C4 shores up its future prospects

Never let it be said that Channel Four is dull and uncontroversial. The ability to shock, entertain and impress in equal measure has hallmarked its quirky success right from the start – a success not even its detractors would seriously question.

Without doubt that success owes a lot to symbiosis, editorial and commercial skills playing a complementary role. A recent string of BAFTA awards is eloquent testimony of the blockbuster innovation of such programmes as Big Brother – widely imitated, widely exported. Equally, C4 has demonstrated considerable commercial nous – best exemplified perhaps in its imaginative repackaging of cricket – which has helped it to punch well above its weight in ad sales.
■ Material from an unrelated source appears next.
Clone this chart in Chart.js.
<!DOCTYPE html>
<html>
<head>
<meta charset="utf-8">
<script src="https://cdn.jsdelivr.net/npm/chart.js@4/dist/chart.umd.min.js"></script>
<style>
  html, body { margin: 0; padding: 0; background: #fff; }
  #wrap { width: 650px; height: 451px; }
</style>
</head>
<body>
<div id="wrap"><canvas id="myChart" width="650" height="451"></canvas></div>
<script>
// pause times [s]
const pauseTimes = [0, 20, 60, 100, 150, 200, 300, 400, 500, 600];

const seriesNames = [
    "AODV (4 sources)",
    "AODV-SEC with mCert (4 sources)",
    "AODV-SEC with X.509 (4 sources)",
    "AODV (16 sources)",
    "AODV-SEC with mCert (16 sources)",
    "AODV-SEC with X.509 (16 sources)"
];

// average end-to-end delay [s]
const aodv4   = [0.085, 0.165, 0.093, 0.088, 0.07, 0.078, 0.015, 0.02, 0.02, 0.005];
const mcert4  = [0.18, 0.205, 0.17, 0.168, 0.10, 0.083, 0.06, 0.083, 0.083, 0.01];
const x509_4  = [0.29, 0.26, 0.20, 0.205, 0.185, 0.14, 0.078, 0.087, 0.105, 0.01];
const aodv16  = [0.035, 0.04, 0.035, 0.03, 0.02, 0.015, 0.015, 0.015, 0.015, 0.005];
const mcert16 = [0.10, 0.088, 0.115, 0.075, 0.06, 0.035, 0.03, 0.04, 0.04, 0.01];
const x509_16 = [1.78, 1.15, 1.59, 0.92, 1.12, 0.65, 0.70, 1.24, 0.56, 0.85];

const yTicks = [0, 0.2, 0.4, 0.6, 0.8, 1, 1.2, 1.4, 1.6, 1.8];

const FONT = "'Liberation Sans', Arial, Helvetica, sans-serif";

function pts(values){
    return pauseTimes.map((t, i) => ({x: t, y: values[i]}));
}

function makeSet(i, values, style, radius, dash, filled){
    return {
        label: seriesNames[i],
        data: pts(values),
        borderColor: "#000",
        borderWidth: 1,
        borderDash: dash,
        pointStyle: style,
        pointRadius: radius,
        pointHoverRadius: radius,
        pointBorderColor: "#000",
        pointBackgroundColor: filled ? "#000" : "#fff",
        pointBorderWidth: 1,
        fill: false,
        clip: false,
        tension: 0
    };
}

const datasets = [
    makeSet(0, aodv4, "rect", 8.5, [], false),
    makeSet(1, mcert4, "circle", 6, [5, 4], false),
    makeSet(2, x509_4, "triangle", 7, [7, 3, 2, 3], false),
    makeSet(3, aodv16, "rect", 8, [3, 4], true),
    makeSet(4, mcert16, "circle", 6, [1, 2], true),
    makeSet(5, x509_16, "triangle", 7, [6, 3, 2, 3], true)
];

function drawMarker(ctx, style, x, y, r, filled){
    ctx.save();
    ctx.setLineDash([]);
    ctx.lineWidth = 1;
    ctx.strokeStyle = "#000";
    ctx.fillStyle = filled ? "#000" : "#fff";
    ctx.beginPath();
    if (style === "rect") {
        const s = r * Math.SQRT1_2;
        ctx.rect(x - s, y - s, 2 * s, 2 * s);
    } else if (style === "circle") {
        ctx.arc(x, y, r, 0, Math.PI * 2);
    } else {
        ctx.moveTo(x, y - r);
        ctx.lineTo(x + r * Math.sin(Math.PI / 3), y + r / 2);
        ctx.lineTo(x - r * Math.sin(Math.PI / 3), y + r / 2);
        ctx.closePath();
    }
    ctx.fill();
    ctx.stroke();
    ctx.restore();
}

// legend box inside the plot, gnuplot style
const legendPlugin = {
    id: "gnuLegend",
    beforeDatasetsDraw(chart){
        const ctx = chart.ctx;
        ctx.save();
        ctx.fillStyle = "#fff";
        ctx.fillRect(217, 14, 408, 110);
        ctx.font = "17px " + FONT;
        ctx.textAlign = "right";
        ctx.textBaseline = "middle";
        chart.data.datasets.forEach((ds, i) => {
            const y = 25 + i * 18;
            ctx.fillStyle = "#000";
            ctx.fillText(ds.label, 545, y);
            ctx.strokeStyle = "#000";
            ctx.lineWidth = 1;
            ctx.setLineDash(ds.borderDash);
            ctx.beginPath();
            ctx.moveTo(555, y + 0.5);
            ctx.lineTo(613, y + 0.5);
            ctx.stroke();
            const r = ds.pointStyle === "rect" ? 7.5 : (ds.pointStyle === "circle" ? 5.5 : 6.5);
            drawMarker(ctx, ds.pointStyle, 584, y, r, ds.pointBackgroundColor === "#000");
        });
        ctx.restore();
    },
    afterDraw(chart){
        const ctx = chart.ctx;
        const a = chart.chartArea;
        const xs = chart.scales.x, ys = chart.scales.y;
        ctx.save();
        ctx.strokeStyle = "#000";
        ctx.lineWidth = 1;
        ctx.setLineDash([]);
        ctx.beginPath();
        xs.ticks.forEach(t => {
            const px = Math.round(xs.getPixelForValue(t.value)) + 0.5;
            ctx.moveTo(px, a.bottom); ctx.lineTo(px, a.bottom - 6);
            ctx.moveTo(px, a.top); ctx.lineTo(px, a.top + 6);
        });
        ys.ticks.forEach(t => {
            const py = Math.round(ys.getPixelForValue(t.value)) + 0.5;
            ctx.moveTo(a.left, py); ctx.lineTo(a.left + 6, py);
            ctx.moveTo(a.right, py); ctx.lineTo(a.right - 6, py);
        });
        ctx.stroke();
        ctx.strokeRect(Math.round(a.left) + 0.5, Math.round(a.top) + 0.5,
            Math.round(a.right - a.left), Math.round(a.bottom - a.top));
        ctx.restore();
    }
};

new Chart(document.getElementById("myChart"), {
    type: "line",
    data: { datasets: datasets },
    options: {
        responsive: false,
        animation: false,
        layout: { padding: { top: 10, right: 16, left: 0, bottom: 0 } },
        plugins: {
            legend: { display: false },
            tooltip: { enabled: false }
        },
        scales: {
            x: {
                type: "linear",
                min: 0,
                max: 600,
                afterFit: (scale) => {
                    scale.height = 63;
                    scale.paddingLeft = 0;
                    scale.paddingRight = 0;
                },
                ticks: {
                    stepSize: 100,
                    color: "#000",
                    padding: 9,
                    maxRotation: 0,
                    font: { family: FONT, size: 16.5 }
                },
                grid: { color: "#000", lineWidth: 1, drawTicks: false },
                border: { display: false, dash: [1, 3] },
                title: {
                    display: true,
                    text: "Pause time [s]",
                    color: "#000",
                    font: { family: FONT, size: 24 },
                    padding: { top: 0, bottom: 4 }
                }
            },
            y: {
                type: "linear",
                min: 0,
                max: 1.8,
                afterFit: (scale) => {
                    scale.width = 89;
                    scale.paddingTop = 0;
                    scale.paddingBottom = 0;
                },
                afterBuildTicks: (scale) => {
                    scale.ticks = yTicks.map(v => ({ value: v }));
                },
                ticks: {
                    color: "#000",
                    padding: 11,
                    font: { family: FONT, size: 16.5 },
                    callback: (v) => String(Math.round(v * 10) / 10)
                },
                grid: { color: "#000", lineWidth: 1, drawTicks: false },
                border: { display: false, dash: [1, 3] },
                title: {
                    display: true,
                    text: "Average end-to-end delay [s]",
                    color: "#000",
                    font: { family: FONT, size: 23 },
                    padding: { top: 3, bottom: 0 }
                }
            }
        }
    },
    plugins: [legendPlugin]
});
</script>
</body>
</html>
This, despite competition from the multi-channel environment and a deteriorating economic situation.

Is C4 an enviable example of private/public collaboration, which provides a model for other areas of business and public service? Or is it a freak and unstable coalition of forces which will eventually crack under pressure?

Support for the latter point of view has recently been voiced by David Elstein, a respected former TV executive. Elstein launched a withering attack on what he regards as C4’s financial irresponsibility. He believes investments in new digital age ventures such as E4 will, or perhaps have, created ‘a runaway train’. It’s true that C4’s financials do not look very impressive on paper. An operating profit of &£34m on turnover of &£716m compares unfavourably with &£45m on sales of &£642m in the previous year – itself a not terribly impressive tribute to sharp financial management.

C4, of course, can retort that financial management is not what it’s about. A unique position – it pays nothing to the taxpayer for its use of spectrum and owes nothing to any shareholders – is also a unique opportunity. It is precisely this cocooned environment which enables it to nurture creative ideas (by their nature prone to a high failure rate) and to take a balanced long-term view on such risky, but possibly essential, ventures as digital and Internet channels.

There’s more than a nugget of truth in this argument. But it is also evident that C4’s management has realised it’s gone beyond the pale by allowing the issue of ‘wayward’ financial management to trigger a highly sensitive debate on its nebulous corporate status. The nightmare scenario would be if C4 had to surrender its present agreeable state for accountability to a group of humourless joint-stock company shareholders in order to achieve financial solvency.

This, at least, would be a plausible explanation as to why C4 has taken the unusual, and presumably expensive, step of bringing in a City hotshot to manage E4 Ventures, which comprises all the high investment risks it is engaged in outside the main channel. If Rob Woodward, who joins C4 from UBS Warburg, does his job properly he will not only have spared C4 from financial meltdown. He will quite possibly have rescued a unique and successful experiment in British television from the clutches of greedy and myopic shareholders. Now there’s an ironic role for a former City man.